Picture-less-ly Yours


Welcome Dear Readers!   Thank you for coming. I apologize in advance for the fact that this will be a picture-less blog.

So I will try to paint pictures for you using my vast command of the English language if you can call three verbs, a semi-colon and a non-dangling participle a “vast command.”

This blog is picture-less because I am writing it on my beloved Ipad. I love my Ipad but I don’t know how to get pictures into a blog using it.  It’s not that I don’t like reading instructions it’s just that . . . wait a minute . . . yes it is.

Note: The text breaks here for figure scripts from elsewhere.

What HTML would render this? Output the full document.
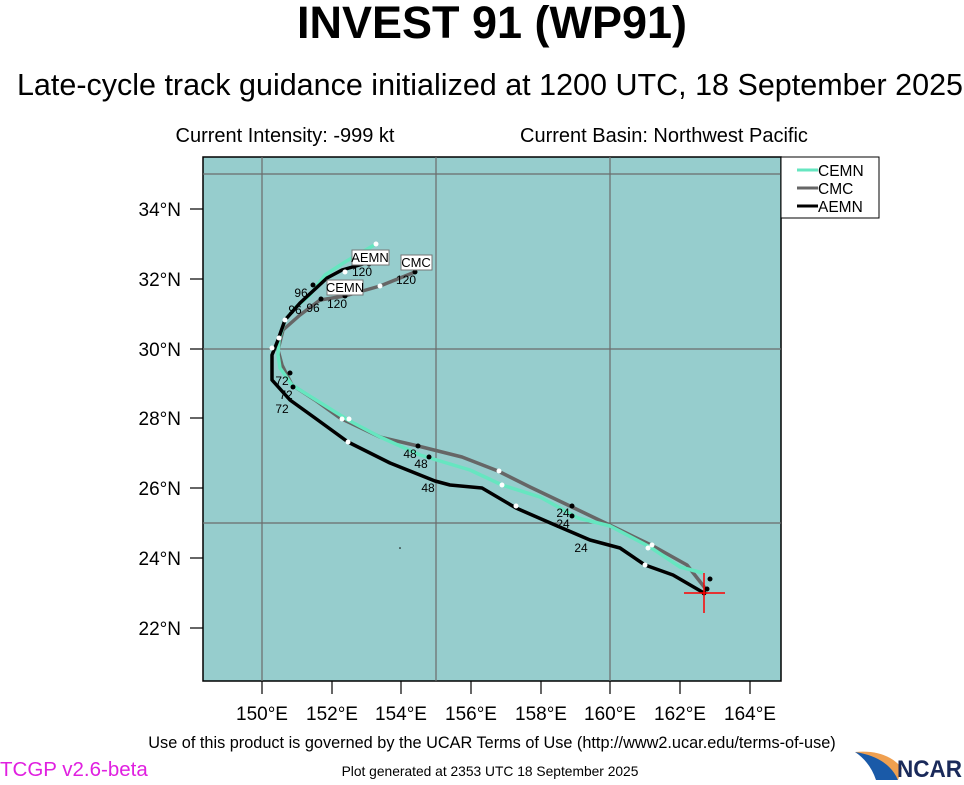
<!DOCTYPE html>
<html><head><meta charset="utf-8"><style>
body{margin:0;background:#fff;width:964px;height:780px;overflow:hidden;font-family:"Liberation Sans",sans-serif}
</style></head><body>
<svg width="964" height="780" xmlns="http://www.w3.org/2000/svg" font-family="Liberation Sans, sans-serif">
<text x="492" y="38" font-size="45" font-weight="bold" text-anchor="middle">INVEST 91 (WP91)</text>
<text x="490" y="95" font-size="30.5" text-anchor="middle">Late-cycle track guidance initialized at 1200 UTC, 18 September 2025</text>
<text x="285" y="142" font-size="20" text-anchor="middle">Current Intensity: -999 kt</text>
<text x="664" y="142" font-size="20" text-anchor="middle">Current Basin: Northwest Pacific</text>
<rect x="203" y="157" width="578" height="524" fill="#96cdcd" stroke="#000" stroke-width="1.5"/>
<g stroke="#6b6b6b" stroke-width="1.2">
<line x1="262" y1="157" x2="262" y2="681"/><line x1="436" y1="157" x2="436" y2="681"/><line x1="610" y1="157" x2="610" y2="681"/>
<line x1="203" y1="174" x2="781" y2="174"/><line x1="203" y1="349" x2="781" y2="349"/><line x1="203" y1="523" x2="781" y2="523"/>
</g>
<g stroke="#000" stroke-width="1.2">
<line x1="190" y1="209" x2="203" y2="209"/><line x1="190" y1="279" x2="203" y2="279"/><line x1="190" y1="349" x2="203" y2="349"/><line x1="190" y1="418" x2="203" y2="418"/><line x1="190" y1="488" x2="203" y2="488"/><line x1="190" y1="558" x2="203" y2="558"/><line x1="190" y1="628" x2="203" y2="628"/>
<line x1="262" y1="681" x2="262" y2="694"/><line x1="332" y1="681" x2="332" y2="694"/><line x1="401" y1="681" x2="401" y2="694"/><line x1="471" y1="681" x2="471" y2="694"/><line x1="541" y1="681" x2="541" y2="694"/><line x1="610" y1="681" x2="610" y2="694"/><line x1="680" y1="681" x2="680" y2="694"/><line x1="750" y1="681" x2="750" y2="694"/>
</g>
<g font-size="19" text-anchor="end">
<text x="181" y="216">34°N</text><text x="181" y="286">32°N</text><text x="181" y="356">30°N</text><text x="181" y="425">28°N</text><text x="181" y="495">26°N</text><text x="181" y="565">24°N</text><text x="181" y="635">22°N</text>
</g>
<g font-size="19" text-anchor="middle">
<text x="262" y="720">150°E</text><text x="332" y="720">152°E</text><text x="401" y="720">154°E</text><text x="471" y="720">156°E</text><text x="541" y="720">158°E</text><text x="610" y="720">160°E</text><text x="680" y="720">162°E</text><text x="750" y="720">164°E</text>
</g>
<g fill="none" stroke-linejoin="round" stroke-width="3.5">
<polyline stroke="#666" points="705,588 687,565 653,546 620,530 572,507 530,487 498,471 462,457 418,446 380,437 340,418 315,400 292,385 282,365 278,350 283,330 300,315 320,300 345,296 380,286 415,272"/>
<polyline stroke="#66e6c0" points="703,573 680,567 650,547 610,526 578,518 540,497 502,485 470,470 420,455 380,437 348,420 316,400 292,385 280,368 278,355 279,340 285,320 296,307 310,295 325,275 345,262 376,244"/>
<polyline stroke="#000" points="704,593 673,575 645,565 620,548 590,540 555,525 516,508 482,488 450,485 435,481 390,463 348,442 315,418 290,400 272,380 272,355 278,340 285,320 300,303 327,278 342,270 370,262"/>
</g>
<g fill="#fff"><circle cx="499" cy="471" r="2.5"/><circle cx="502" cy="485" r="2.5"/><circle cx="516" cy="506" r="2.5"/><circle cx="652" cy="545" r="2.5"/><circle cx="648" cy="548" r="2.5"/><circle cx="645" cy="565" r="2.5"/><circle cx="348" cy="442" r="2.5"/><circle cx="342" cy="419" r="2.5"/><circle cx="349" cy="419" r="2.5"/><circle cx="272" cy="348" r="2.5"/><circle cx="279" cy="338" r="2.5"/><circle cx="285" cy="320" r="2.5"/><circle cx="345" cy="272" r="2.5"/><circle cx="376" cy="244" r="2.5"/><circle cx="380" cy="286" r="2.5"/></g>
<g fill="#000"><circle cx="418" cy="446" r="2.5"/><circle cx="429" cy="457" r="2.5"/><circle cx="572" cy="506" r="2.5"/><circle cx="572" cy="516" r="2.5"/><circle cx="710" cy="579" r="2.5"/><circle cx="707" cy="589" r="2.5"/><circle cx="704" cy="593" r="2.5"/><circle cx="290" cy="373" r="2.5"/><circle cx="293" cy="387" r="2.5"/><circle cx="313" cy="285" r="2.5"/><circle cx="321" cy="299" r="2.5"/><circle cx="345" cy="296" r="2.5"/><circle cx="369" cy="264" r="2.5"/><circle cx="415" cy="272" r="2.5"/><circle cx="400" cy="548" r="0.8"/></g>
<g stroke="#f00" stroke-width="1.5"><line x1="684" y1="593" x2="725" y2="593"/><line x1="704" y1="573" x2="704" y2="613"/></g>
<g font-size="12" text-anchor="middle">
<text x="410" y="458">48</text><text x="421" y="468">48</text><text x="428" y="492">48</text>
<text x="563" y="517">24</text><text x="563" y="528">24</text><text x="581" y="552">24</text>
<text x="282" y="385">72</text><text x="286" y="399">72</text><text x="282" y="413">72</text>
<text x="301" y="297">96</text><text x="295" y="314">96</text><text x="313" y="312">96</text>
<text x="337" y="308">120</text><text x="362" y="276">120</text><text x="406" y="284">120</text>
</g>
<g font-size="13" text-anchor="middle">
<rect x="352" y="250" width="37" height="15" fill="#fff" stroke="#777"/><text x="370" y="262">AEMN</text>
<rect x="327" y="280" width="36" height="15" fill="#fff" stroke="#777"/><text x="345" y="292">CEMN</text>
<rect x="401" y="255" width="31" height="15" fill="#fff" stroke="#777"/><text x="416" y="267">CMC</text>
</g>
<rect x="781" y="157" width="98" height="61" fill="#fff" stroke="#000"/>
<g stroke-width="3"><line x1="797" y1="170" x2="818" y2="170" stroke="#66e6c0"/><line x1="797" y1="188" x2="818" y2="188" stroke="#666"/><line x1="797" y1="206" x2="818" y2="206" stroke="#000"/></g>
<g font-size="15.5"><text x="818" y="176">CEMN</text><text x="818" y="194">CMC</text><text x="818" y="212">AEMN</text></g>
<text x="492" y="748" font-size="16.3" text-anchor="middle">Use of this product is governed by the UCAR Terms of Use (http://www2.ucar.edu/terms-of-use)</text>
<text x="490" y="776" font-size="13.8" text-anchor="middle">Plot generated at 2353 UTC   18 September 2025</text>
<text x="0" y="776" font-size="20.5" fill="#e020e0">TCGP v2.6-beta</text>
<path d="M855,752 Q888,754 898,780 L876,780 Q870,762 855,752Z" fill="#1a5aa8"/>
<path d="M855,752 Q886,749 902,768 L898,780 Q888,757 855,752Z" fill="#f0a050"/>
<text x="897" y="777" font-size="24" font-weight="bold" fill="#1a2a5a" textLength="65" lengthAdjust="spacingAndGlyphs">NCAR</text>
</svg>
</body></html>
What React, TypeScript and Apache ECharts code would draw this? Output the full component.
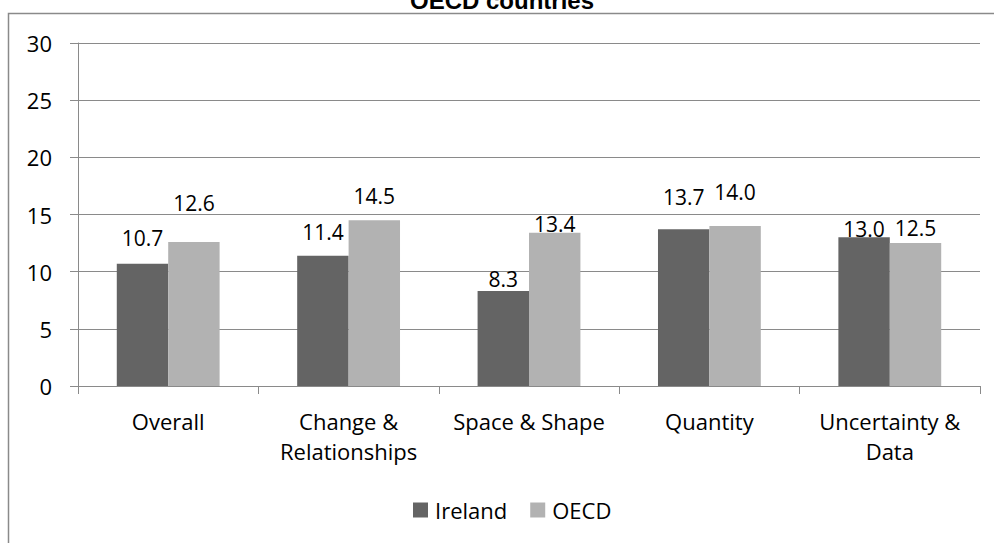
import React, { useEffect, useRef } from "react";
import * as echarts from "echarts";

const categories = ["Overall", "Change &\nRelationships", "Space & Shape", "Quantity", "Uncertainty &\nData"];
const irelandValues = [10.7, 11.4, 8.3, 13.7, 13.0];
const oecdValues = [12.6, 14.5, 13.4, 14.0, 12.5];
const seriesNames = ["Ireland", "OECD"];
const titleText = "OECD countries";

// label gaps above bars (style only)
const irelandLabelGap = [15, 13, 2, 22, -2];
const oecdLabelGap = [28, 14, -2, 23, 5];

const FONT = "'Open Sans', sans-serif";

export default function App() {
  const ref = useRef<HTMLDivElement>(null);
  useEffect(() => {
    if (!ref.current) return;
    const chart = echarts.init(ref.current, undefined, { renderer: "svg" });
    const mk = (vals: number[], gaps: number[]) =>
      vals.map((v, i) => ({ value: v, label: { distance: gaps[i] } }));
    chart.setOption({
      animation: false,
      backgroundColor: "#ffffff",
      textStyle: { fontFamily: FONT },
      graphic: [
        {
          type: "rect",
          shape: { x: 8.5, y: 13.5, width: 1100, height: 700 },
          style: { fill: "none", stroke: "#8a8a8a", lineWidth: 1.5 },
          silent: true,
        },
        {
          type: "text",
          x: 502,
          y: 12,
          style: {
            text: titleText,
            font: "bold 24px 'Liberation Sans', Arial, sans-serif",
            fill: "#000",
            textAlign: "center",
            textVerticalAlign: "bottom",
          },
        },
      ],
      grid: { left: 78, right: 14, top: 43, bottom: 157, containLabel: false },
      legend: {
        data: seriesNames,
        left: 413,
        top: 499,
        itemWidth: 15,
        itemHeight: 15,
        itemGap: 23,
        padding: 0,
        icon: "rect",
        textStyle: { fontFamily: FONT, fontSize: 22, color: "#000", padding: [0, 0, 0, 2], lineHeight: 22 },
      },
      xAxis: {
        type: "category",
        data: categories,
        axisLine: { lineStyle: { color: "#8a8a8a", width: 1 } },
        axisTick: { show: true, length: 8, lineStyle: { color: "#8a8a8a" } },
        axisLabel: { fontFamily: FONT, fontSize: 22, color: "#000", margin: 20, lineHeight: 30, interval: 0 },
      },
      yAxis: {
        type: "value",
        min: 0,
        max: 30,
        interval: 5,
        axisLine: { show: true, lineStyle: { color: "#8a8a8a", width: 1 } },
        axisTick: { show: true, length: 8, lineStyle: { color: "#8a8a8a" } },
        axisLabel: { fontFamily: FONT, fontSize: 22, color: "#000", margin: 26 },
        splitLine: { show: true, lineStyle: { color: "#8a8a8a", width: 1 } },
      },
      series: [
        {
          name: seriesNames[0],
          type: "bar",
          data: mk(irelandValues, irelandLabelGap),
          itemStyle: { color: "#646464" },
          barGap: "0%",
          barCategoryGap: "43%",
          label: {
            show: true,
            position: "top",
            fontFamily: FONT,
            fontSize: 21,
            color: "#000",
            formatter: (p: any) => Number(p.value).toFixed(1),
          },
        },
        {
          name: seriesNames[1],
          type: "bar",
          data: mk(oecdValues, oecdLabelGap),
          itemStyle: { color: "#b2b2b2" },
          barGap: "0%",
          barCategoryGap: "43%",
          label: {
            show: true,
            position: "top",
            fontFamily: FONT,
            fontSize: 21,
            color: "#000",
            formatter: (p: any) => Number(p.value).toFixed(1),
          },
        },
      ],
    });
    return () => chart.dispose();
  }, []);
  return (
    <div
      ref={ref}
      style={{ position: "absolute", left: 0, top: 0, width: 994, height: 543 }}
    />
  );
}
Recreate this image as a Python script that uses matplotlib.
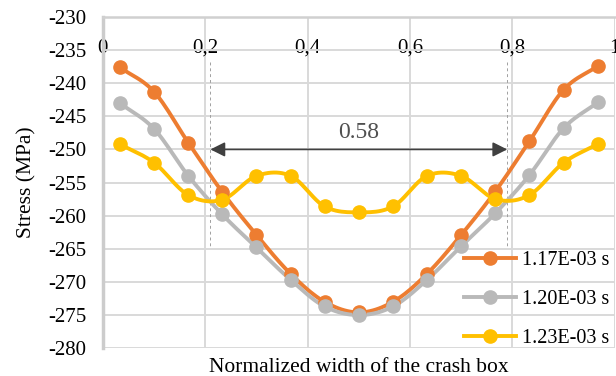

Okay, here’s where I would insert a picture of a lady with her eyeballs rolled up and her tongue sticking out to one side wearing a little cap tipped askew on the opposite side as her tongue is sticking out and with her index finger on her chin. The caption would read:

“Uh oh did somebody say instructions?”

You can just imagine how funny that would be. And if you can’t I suggest you take you’re imagination to the nearest Imagination Store and get it tuned up!

Okay, here’s where I would really make the last paragraph a zinger by inserting a picture of a lady with her eyeballs rolled up and her tongue sticking out to one side while wearing a little cap tipped askew on the opposite side as her tongue is sticking out and walking into a store of some kind. The caption would read:

“Uh oh . . . did somebody say imagination tune-ups?”

Well, you can just imagine how hilarious this would have been had I been able to figure out how to work my Ipad. It would have been off-the-charts funny!

Okay, this is where I would have inserted a picture of a chart where a line went squiggly for awhile and then went straight up past the chart itself and into the margin above it.  

I can’t stop laughing just thinking about it!

Until next time . . . I love you

38 thoughts on “Picture-less-ly Yours

  1. I want to know more about the dangling participle. Was the woman allowed to take it in the store with her, or do they have a no dangling rule at the Imagination Store?

    • LOL Russell! Ahaha! That’s a very good question. All I know is I would love to see a sign in the window of a store that said “No Shirt, No Shoes No Dangling Partciples!” at some point before I die. I don’t think that’s too much to ask.

  2. Right here is where I would insert a lady laughing hysterically with her eyes rolled back in her head, her hat askew and maybe even passed out. The cation would read “uh oh, did someone forget to take their meds?” Can you just imagine how hilarious that would be? Especially hilarious to the kind if people who find knock knock jokes funny. Or people who love board games.